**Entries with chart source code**
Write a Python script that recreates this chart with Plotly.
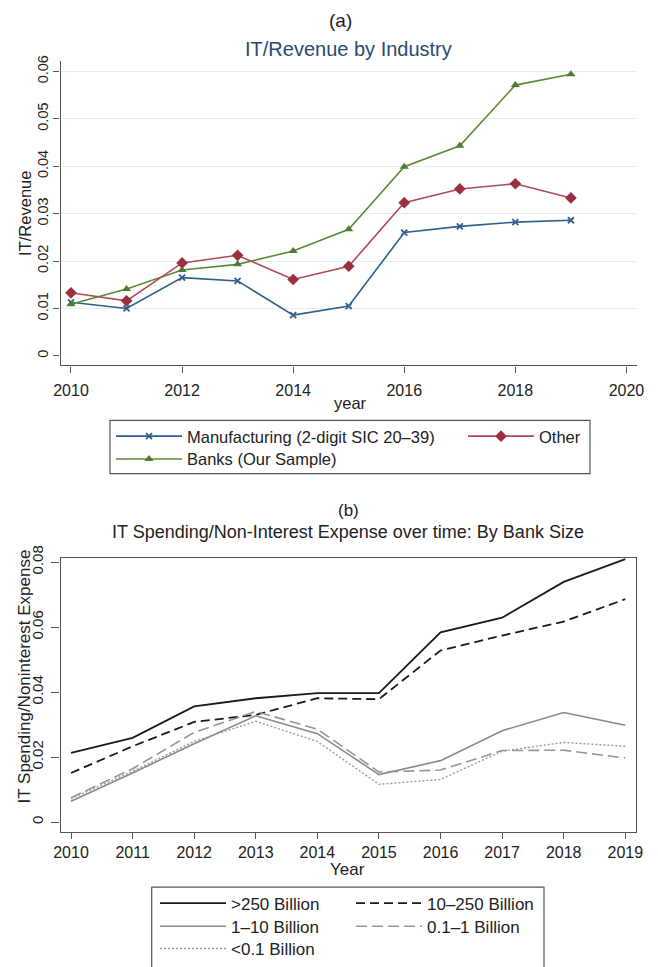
import plotly.graph_objects as go

W, H = 658, 967

# ---- data -------------------------------------------------------------
years = [2010, 2011, 2012, 2013, 2014, 2015, 2016, 2017, 2018, 2019]

manufacturing = [0.0113, 0.0100, 0.0165, 0.0158, 0.0086, 0.0105, 0.0260, 0.0273, 0.0282, 0.0286]
other = [0.0133, 0.0116, 0.0196, 0.0212, 0.0161, 0.0189, 0.0323, 0.0352, 0.0363, 0.0333]
banks = [0.0109, 0.0141, 0.0181, 0.0193, 0.0221, 0.0267, 0.0399, 0.0443, 0.0571, 0.0594]

size_gt250 = [0.0213, 0.0259, 0.0356, 0.0381, 0.0397, 0.0397, 0.0584, 0.0629, 0.0739, 0.0809]
size_10_250 = [0.0151, 0.0233, 0.0308, 0.0330, 0.0381, 0.0378, 0.0528, 0.0574, 0.0617, 0.0686]
size_1_10 = [0.0064, 0.0151, 0.0241, 0.0327, 0.0272, 0.0146, 0.0189, 0.0281, 0.0337, 0.0298]
size_01_1 = [0.0075, 0.0164, 0.0276, 0.0340, 0.0286, 0.0154, 0.0160, 0.0220, 0.0221, 0.0197]
size_lt01 = [0.0072, 0.0156, 0.0248, 0.0310, 0.0248, 0.0116, 0.0131, 0.0218, 0.0245, 0.0233]

top_yticks = [0, 0.01, 0.02, 0.03, 0.04, 0.05, 0.06]
top_ytick_text = ["0", "0.01", "0.02", "0.03", "0.04", "0.05", "0.06"]
top_xticks = [2010, 2012, 2014, 2016, 2018, 2020]
bot_yticks = [0, 0.02, 0.04, 0.06, 0.08]
bot_ytick_text = ["0", "0.02", "0.04", "0.06", "0.08"]

FONT = "Liberation Sans, Arial, Helvetica, sans-serif"
AXIS_COL = "#555555"
TXT_COL = "#222222"


def px(x):
    return x / W


def py(y):
    return 1 - y / H


fig = go.Figure()

# ---- panel (a): IT/Revenue by industry ---------------------------------
fig.add_trace(go.Scatter(
    x=years, y=manufacturing, name="Manufacturing (2-digit SIC 20\u201339)",
    mode="lines+markers", xaxis="x", yaxis="y", legend="legend",
    line=dict(color="#2f5f8c", width=1.6),
    marker=dict(symbol="x-thin", size=6, line=dict(color="#2f5f8c", width=1.8)),
))
fig.add_trace(go.Scatter(
    x=years, y=banks, name="Banks (Our Sample)",
    mode="lines+markers", xaxis="x", yaxis="y", legend="legend2",
    line=dict(color="#5b8a3a", width=1.6),
    marker=dict(symbol="triangle-up", size=8, color="#4f7d30"),
))
fig.add_trace(go.Scatter(
    x=years, y=other, name="Other",
    mode="lines+markers", xaxis="x", yaxis="y", legend="legend3",
    line=dict(color="#b04a58", width=1.6),
    marker=dict(symbol="diamond", size=9, color="#9c2f3e"),
))

# ---- panel (b): IT spending by bank size -------------------------------
fig.add_trace(go.Scatter(
    x=years, y=size_gt250, name=">250 Billion", mode="lines",
    xaxis="x2", yaxis="y2", legend="legend4",
    line=dict(color="#1a1a1a", width=1.8),
))
fig.add_trace(go.Scatter(
    x=years, y=size_1_10, name="1\u201310 Billion", mode="lines",
    xaxis="x2", yaxis="y2", legend="legend5",
    line=dict(color="#8a8a8a", width=1.6),
))
fig.add_trace(go.Scatter(
    x=years, y=size_lt01, name="<0.1 Billion", mode="lines",
    xaxis="x2", yaxis="y2", legend="legend6",
    line=dict(color="#9a9a9a", width=1.4, dash="2px,2px"),
))
fig.add_trace(go.Scatter(
    x=years, y=size_10_250, name="10\u2013250 Billion", mode="lines",
    xaxis="x2", yaxis="y2", legend="legend7",
    line=dict(color="#1a1a1a", width=1.8, dash="9px,5px"),
))
fig.add_trace(go.Scatter(
    x=years, y=size_01_1, name="0.1\u20131 Billion", mode="lines",
    xaxis="x2", yaxis="y2", legend="legend8",
    line=dict(color="#959595", width=1.6, dash="11px,5px"),
))

axis_common = dict(
    showline=True, linecolor=AXIS_COL, linewidth=1.3,
    ticks="outside", ticklen=6, tickwidth=1.2, tickcolor=AXIS_COL,
    zeroline=False, showgrid=False, automargin=False,
)


def legend_at(x_left, y_mid, size):
    # one legend row, its entry centred vertically on y_mid
    return dict(
        xref="paper", yref="paper", xanchor="left", yanchor="middle",
        x=px(x_left), y=py(y_mid),
        bgcolor="rgba(0,0,0,0)", borderwidth=0, itemwidth=66,
        itemclick=False, itemdoubleclick=False,
        font=dict(size=size, color=TXT_COL),
    )


annotations = [
    dict(text="(a)", x=px(341), y=py(21), font=dict(size=19, color=TXT_COL)),
    dict(text="IT/Revenue by Industry", x=px(348), y=py(49), font=dict(size=20, color="#2a4a72")),
    dict(text="year", x=px(350), y=py(405), font=dict(size=16.5, color=TXT_COL)),
    dict(text="IT/Revenue", x=px(25), y=py(215), textangle=-90, font=dict(size=16.5, color=TXT_COL)),
    dict(text="(b)", x=px(349), y=py(513), font=dict(size=17, color=TXT_COL)),
    dict(text="IT Spending/Non-Interest Expense over time: By Bank Size", x=px(348), y=py(534.5),
         font=dict(size=18, color=TXT_COL)),
    dict(text="Year", x=px(347), y=py(874), font=dict(size=17, color=TXT_COL)),
    dict(text="IT Spending/Noninterest Expense", x=px(24), y=py(680), textangle=-90,
         font=dict(size=17, color=TXT_COL)),
]
for a in annotations:
    a.update(xref="paper", yref="paper", showarrow=False, xanchor="center", yanchor="middle")

fig.update_layout(
    width=W, height=H,
    margin=dict(l=0, r=0, t=0, b=0),
    paper_bgcolor="white", plot_bgcolor="white",
    font=dict(family=FONT, color=TXT_COL),
    showlegend=True,
    xaxis=dict(axis_common, domain=[px(60.6), px(637)], anchor="y",
               range=[2009.813, 2020.19], tickvals=top_xticks,
               tickfont=dict(size=16), ticklabelstandoff=4),
    yaxis=dict(axis_common, domain=[py(367.3), py(61.7)], anchor="x",
               range=[-0.00201, 0.0621], tickvals=top_yticks, ticktext=top_ytick_text,
               tickangle=-90, tickfont=dict(size=14.5),
               minor=dict(tickvals=top_yticks[1:], showgrid=True, gridcolor="#e4edf0",
                          gridwidth=1, ticks="")),
    xaxis2=dict(axis_common, domain=[px(60.6), px(635.7)], anchor="y2", mirror=True,
                range=[2009.831, 2019.169], tickvals=years, tickfont=dict(size=16)),
    yaxis2=dict(axis_common, domain=[py(836), py(561)], anchor="x2", mirror=True,
                range=[-0.00297, 0.08123], tickvals=bot_yticks, ticktext=bot_ytick_text,
                tickangle=-90, tickfont=dict(size=15), ticklen=8, ticklabelstandoff=2),
    legend=legend_at(111, 438.7, 16.5),
    legend2=legend_at(111, 461.7, 16.5),
    legend3=legend_at(463, 438.7, 16.5),
    legend4=legend_at(155, 908.3, 17),
    legend5=legend_at(155, 931.5, 17),
    legend6=legend_at(155, 954.2, 17),
    legend7=legend_at(351, 908.3, 17),
    legend8=legend_at(351, 931.5, 17),
    annotations=annotations,
    shapes=[
        dict(type="rect", xref="paper", yref="paper",
             x0=px(110), x1=px(590), y0=py(476), y1=py(422.5),
             line=dict(color="#555555", width=1.2)),
        dict(type="rect", xref="paper", yref="paper",
             x0=px(151.7), x1=px(544), y0=py(975), y1=py(891.7),
             line=dict(color="#555555", width=1.2)),
    ],
)

fig.write_html("out.html")
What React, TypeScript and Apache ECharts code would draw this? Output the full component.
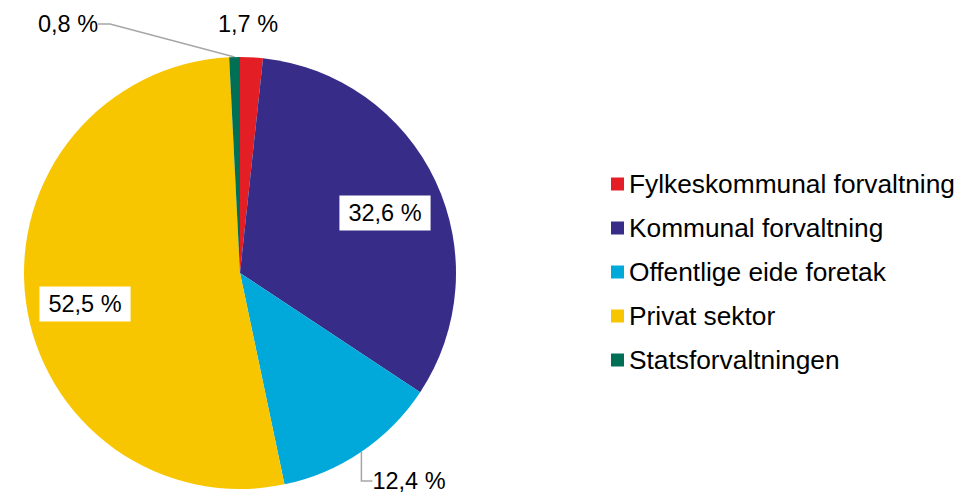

**What is expected**
Leave out the pictures and repeat the lines from the start of the material through the line with "0.0443, 0.0571, 0.0594]", inclusive.

**Response for this exercise**
Write a Python script that recreates this chart with Plotly.
import plotly.graph_objects as go

W, H = 658, 967

# ---- data -------------------------------------------------------------
years = [2010, 2011, 2012, 2013, 2014, 2015, 2016, 2017, 2018, 2019]

manufacturing = [0.0113, 0.0100, 0.0165, 0.0158, 0.0086, 0.0105, 0.0260, 0.0273, 0.0282, 0.0286]
other = [0.0133, 0.0116, 0.0196, 0.0212, 0.0161, 0.0189, 0.0323, 0.0352, 0.0363, 0.0333]
banks = [0.0109, 0.0141, 0.0181, 0.0193, 0.0221, 0.0267, 0.0399, 0.0443, 0.0571, 0.0594]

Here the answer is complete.